Nachgefragt bei: Klaus Lipinski

Der Düsseldorfer Klaus Lipinski ist Spurensammler. Auf seiner Webseite www.lipinski.de veröffentlicht er seit 1998 Fotografien von verlassenen und teilweise vergessenen Objekten in mehreren europäischen Ländern. Neben szenebekannten Bauwerken finden sich hier auch einige kunstvoll aufbereitete Perlen der Industriekultur. Seine Fotografien, die allesamt eine spannende Geschichte erzählen, zeigt Lipinski mal in Schwarz-Weiß, mal koloriert.

rottenplaces: Klaus, woher kommt die Faszination für diese besondere Art der Fotografie?

Lipinski: Genau sagen kann ich es eigentlich nicht. Ein bisschen hängt es vielleicht mit dem Gegenentwurf zu einer nervtötenden Glitzerwelt zusammen, von der ich mich mal mehr, mal weniger umgeben fühle. Eigentlich war ich schon als Jugendlicher von der harten Ausstrahlung der Industriegebiete fasziniert, als dann die aufkommende Punkbewegung „Zurück zum Beton“ forderte und die Ästhetik des Hässlichen salonfähig machte, wurden wohl bei mir die entscheidenden Weichen gestellt. Mir geht die Oberflächlichkeit einer Gesellschaft auf die Nerven, die sich nur zu sehr auf schöne Fassaden jedweder Art konzentriert, ich brauche einen Gegenentwurf, der mich spüren lässt, dass es da noch etwas anderes gibt. Gesucht und gefunden habe ich das bei meinen Ausflügen, die mir einen Ausbruch aus meinem normalen Leben gestatten. Da ich nun schon als Teenager mit der Fotografie begonnen habe, lag es nahe, das Miteinander zu koppeln. Und so gibt es halt überwiegend Ruinöses von mir zu sehen. Ich kann aber auch Sonnenuntergänge. 🙂

rottenplaces: Fotografen, die ihre Berufung in der extravaganten oder urbanen Fotografie sehen, durch verlassene und teilweise einsturzgefährdete Gebäude streifen, werden sofort dem Urban Exploring zugeteilt. Würdest du das so unterschreiben oder ordnest du dich lieber als Fotograf zu Dokumentationszwecken ein?

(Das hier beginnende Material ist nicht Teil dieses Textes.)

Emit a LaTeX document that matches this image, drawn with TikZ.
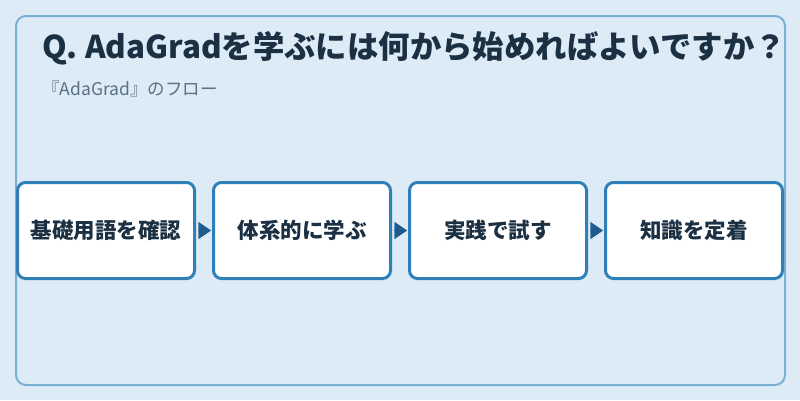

Lipinski: Was soll eigentlich „extravagante“ Fotografie sein? Ich sehe Derartiges jedenfalls nicht bei mir. Dokumentation erfordert eine spezielle Methodik, die den fotografischen Prozess vom Motiv entkoppelt. Man reagiert dabei nicht mehr auf das Motiv durch individuelle Bildkompositionen. Zudem spielt dabei die Wertigkeit eine Rolle – im Hinterkopf sollte also immer die Frage gestellt werden, welchen Wert das gewählte Motiv für die Nachwelt hat. Dabei meine ich nicht das Objekt insgesamt, sondern wirklich das abgelichtete Motiv. Alte Toiletten erfüllen diesen Anspruch mit Sicherheit nicht, Gesamtansichten der Fassade schon eher. Da ich nicht nach einer solchen Methodik arbeite, betreibe ich auch keine Dokumentarfotografie. Als urbane Fotografie würde ich meine Fotografie auch nicht primär einordnen – es sind zwar allesamt menschliche Hinterlassenschaften, die ich da ablichte, aber etliche davon stehen in keinem urbanen Kontext. Ich sehe mich selber in der fotografisch orientierten Ecke des „Urban Exploring“ und dort in der eher gemäßigten Ausprägung. Mit 48 Lenzen gehe ich inzwischen lieber durch eine offene Tür, als über eine Mauer zu klettern. Aber wat mut, dat mut …

rottenplaces: Auf deiner Webseite finden sich ausgewählte und beeindruckende Gebäude, deren Glanzzeit längst verflogen ist. Einige wurden mittlerweile bereits abgerissen. Er-innerst du dich noch an dein erstes Objekt – welches war das – und wie war das Ge-fühl, ein solches zu erkunden?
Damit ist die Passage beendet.